My personal philosophy when it comes to game publishing and development, or in fact any intellectual property, is that targeting the right customer should be the first priority in the game development process. In my experience it’s a key issue that is often overlooked, and most importantly is that over the game or project development cycle the target audience behaviours can shift.

So to build insurance against these circumstances destroying your projects, it’s important to understand what your target audience is actually doing now. If you’re starting a game development project now, then you’re likely looking at a game window 2024. Your target audience in 2024 will likely need to be 16+. This means that they are now between the ages of 11 to 15 years of age. What are they playing? Most likely they are playing Fortnight, Sports games or some other mobile or PC based game that encourages a PVP gameplay.

How does this impact your future development and what trends will emerge in the coming years that will impact that audience being available for your IP at your future release date?

This may seem like a simple thing, but actually there are many developers and studio projects that targets an audience through the lens of today rather than at the end of the development cycle.

As a publisher I got to see these processes over and over and had many surprising conversations with key studio people that hadn’t considered an audience of the future.

One instance was in 2010, with a world-famous Producer whose games were a household name. He was a Rockstar of the game development world, and we had him in a media tour throughout South East Asia. We had a meeting to kick off his tour, where we walked through the results of his game release. At the end of the presentation we thought we would table an idea we had about smart phone games and mobile games, and how his (or our) IP would translate really well to this platform. He literally laughed off our suggestion telling us in no uncertain terms that “the install base of smart phones is not big enough, and we should stick to sales and marketing”. Needless to say, the game eventually did end up on mobile, but it took another seven years to appear there. By that time the game franchise was now more of a niche title rather than a big triple a marquee title.

If you are making a game today there is some really important information that you have to take on board if you are going to find an audience. You have to consider a whole raft of new things, some that weren’t an issue three years ago.

Firstly, replay ability. One of the large shifts that we have seen over the past few years is that games consumers are just as likely to want to watch someone play through a game than play it themselves. If you release a game that is a single play, linear, level driven, puzzle-based game — you need to expect that players are likely to post play throughs to YouTube and at least fifty percent of your targeted audience will be happy just to watch it. Once the puzzles and the levels are known — the game will likely disappear from the public stream of conscious (we have seen that a few times last year). What you really want to capture in your gameplay is replay ability. There needs to be components of the gameplay that only exist once, and that happens mainly in a PVP arena not a linear game play structure. Gamers in five years will likely look back on linear game play like we look at vinyl collecting. Yes, still interesting — but very niche. The popular game landscape will more likely resemble something like what 12–14-year olds are playing today but on a much larger scale.

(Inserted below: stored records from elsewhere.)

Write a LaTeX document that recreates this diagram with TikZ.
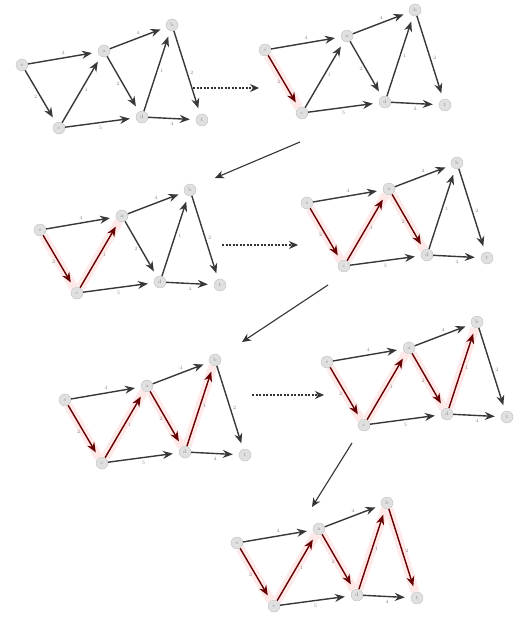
\documentclass[tikz,border=0pt]{standalone}
\usetikzlibrary{arrows.meta}

\newcommand{\dijkstraPanel}[3]{%
  \begin{scope}[shift={#2}, name prefix=#1-,
      edgeSA/.style={}, edgeSC/.style={}, edgeCA/.style={},
      edgeAB/.style={}, edgeAD/.style={}, edgeDB/.style={},
      edgeBT/.style={}, edgeCD/.style={}, edgeDT/.style={}, #3]
    \node[vertex] (s) at (0,0) {s};
    \node[vertex] (a) at (82,-14) {a};
    \node[vertex] (b) at (150,-40) {b};
    \node[vertex] (c) at (37,63) {c};
    \node[vertex] (d) at (120,52) {d};
    \node[vertex] (t) at (180,55) {t};

    \draw[edge, edgeSA] (s) -- node[weight, above] {4} (a);
    \draw[edge, edgeSC] (s) -- node[weight, left] {2} (c);
    \draw[edge, edgeCA] (c) -- node[weight, right] {1} (a);
    \draw[edge, edgeAB] (a) -- node[weight, above] {4} (b);
    \draw[edge, edgeAD] (a) -- node[weight, left] {2} (d);
    \draw[edge, edgeDB] (d) -- node[weight, right] {1} (b);
    \draw[edge, edgeBT] (b) -- node[weight, right] {2} (t);
    \draw[edge, edgeCD] (c) -- node[weight, below] {5} (d);
    \draw[edge, edgeDT] (d) -- node[weight, below] {4} (t);
  \end{scope}}

\begin{document}
\begin{tikzpicture}[x=1pt, y=-1pt, font=\small]
        \tikzset{
            vertex/.style={
                circle,
                fill=black!12,
                draw=black!25,
                line width=0.4pt,
                minimum size=12pt,
                inner sep=0pt,
                text=black!45,
                font=\fontsize{5}{5}\selectfont
            },
            edge/.style={draw=black!78, line width=1.4pt, -{Stealth[length=10pt, width=8pt]}, shorten >=6pt},
            treeEdge/.style={draw=red!40!black, preaction={draw=red!9, line width=9pt, -, shorten >=0pt}},
            weight/.style={text=black!45, font=\fontsize{5}{5}\selectfont, inner sep=2.5pt},
            stepArrow/.style={draw=black!80, line width=1.1pt, -{Stealth[length=9pt, width=8pt]}},
            roundArrow/.style={stepArrow, dash pattern=on 2pt off 1.5pt}
        }

        \useasboundingbox (0,0) rectangle (521,618);

        \dijkstraPanel{p1}{(22,65)}{}
        \dijkstraPanel{p2}{(265,50)}{edgeSC/.style=treeEdge}
        \dijkstraPanel{p3}{(40,230)}{edgeSC/.style=treeEdge, edgeCA/.style=treeEdge}
        \dijkstraPanel{p4}{(307,203)}{edgeSC/.style=treeEdge, edgeCA/.style=treeEdge, edgeAD/.style=treeEdge}
        \dijkstraPanel{p5}{(65,400)}{edgeSC/.style=treeEdge, edgeCA/.style=treeEdge, edgeAD/.style=treeEdge, edgeDB/.style=treeEdge}
        \dijkstraPanel{p6}{(327,362)}{edgeSC/.style=treeEdge, edgeCA/.style=treeEdge, edgeAD/.style=treeEdge, edgeDB/.style=treeEdge}
        \dijkstraPanel{p7}{(237,543)}{edgeSC/.style=treeEdge, edgeCA/.style=treeEdge, edgeAD/.style=treeEdge, edgeDB/.style=treeEdge, edgeBT/.style=treeEdge}

        \coordinate (hopOneA) at (193,88);
        \coordinate (hopOneB) at (259,88);
        \coordinate (hopTwoA) at (300,142);
        \coordinate (hopTwoB) at (215,178);
        \coordinate (hopThreeA) at (222,245);
        \coordinate (hopThreeB) at (298,245);
        \coordinate (hopFourA) at (328,285);
        \coordinate (hopFourB) at (242,342);
        \coordinate (hopFiveA) at (252,395);
        \coordinate (hopFiveB) at (324,395);
        \coordinate (hopSixA) at (352,443);
        \coordinate (hopSixB) at (312,507);

        \draw[roundArrow] (hopOneA) -- (hopOneB);
        \draw[stepArrow] (hopTwoA) -- (hopTwoB);
        \draw[roundArrow] (hopThreeA) -- (hopThreeB);
        \draw[stepArrow] (hopFourA) -- (hopFourB);
        \draw[roundArrow] (hopFiveA) -- (hopFiveB);
        \draw[stepArrow] (hopSixA) -- (hopSixB);
    \end{tikzpicture}
\end{document}
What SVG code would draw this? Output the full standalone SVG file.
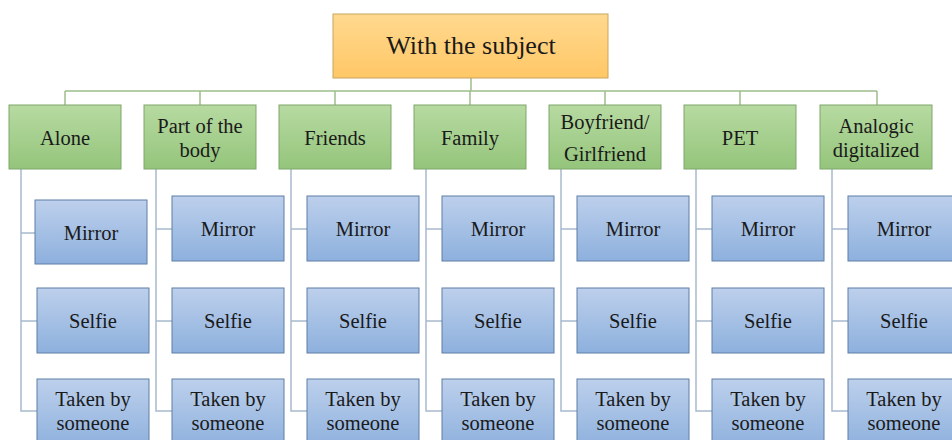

Secondly, a game economy. If you were starting build a new IP today, and had ambitions to build a Triple A marquee title across all platforms, you would be wise to consider the buying habits of today’s gamers. I have had the opportunity to pear into some of the world’s largest B2C gaming sites and see the average basket sizes and let me tell you straight up — it isn’t $79.99 or $49.99. These artificial prices that are legacy of a high street gaming world, that no longer dominate the game landscape. If you were starting a Triple A development process today and looking to target users in 2024, you would be targeting a whole lot of users that have predominately known in-game purchases as the way to enjoy sophisticated content and whom even today are only buying one to two full price (legacy model) games per year. A figure that will likely shrink between now and 2024. So if you are looking at how to engage with the end user in a way that makes financial sense for the developer/ publisher then you will need to understand what your potential audience is doing now — they are buying in game content. They are purchasing for both advantage and prestige.

Thirdly, you need to learn to iterate. This goes against the grain of the whole idea of large triple A marquee titles — where you usually have one chance to ship, and one chance only, but again, like pricing, this idea is a real legacy idea that gets less and less attractive every year. Even now we are seeing major patches released at day one that are almost as large as the game code on the disc (which sneaky iteration). If I had to point to a direction that the games industry is going, particularly when it comes to developing new IP, it’s going to be via iterations. We have seen this in the past and we are seeing more and more games are developing in iterations along with audience participation. Whether it be via early access or by open beta access, these iteration releases allow you the option to change tac if you are finding resistance or choke points or focus in on key mechanics that really work and engage your audience. It also allows you to build and iterate on smaller more manageable budgets. There was a time when anything below fifteen million Euro was considered too small to build a triple A game. Iteration affords you the opportunity to build smaller, high quality stages that can be monetised more swiftly and give you the momentum to build your audience the same time as you build your game.

Why I love the games business so much, and this rings true with the entertainment business at large, is that it is completely devoid of any rules. I have covered three key components that I would insist be considered in any development process — but the truth is there is no guarantee that your game can be successful regardless of how much money, time and effort you spend.

So how do you mitigate the risk of investing in game development? Well you can’t completely. There are some great people in the games business that have had some really invaluable experience in all facets of the game development and publishing. The more you integrate their experiences and advice into your game development program — the more you can lessen the risks of failing spectacularly and the more insurance you buy yourself, but still there is no avoiding the risk. Though if your’e truly honest with yourself — its that risk that drew you here in the first place.

The history of the games business is littered with the next big things becoming the next big casualty. Oddly enough, getting it right once is no guarantee to getting it right twice. This is art that utilises technology to execute its vision not science that becomes art. If it was science, then the large publishers would have worked out a formulaic practice that guarantee success long ago. As they say in the games business, show me someone that can guarantee you a hit, and I will show you a scam.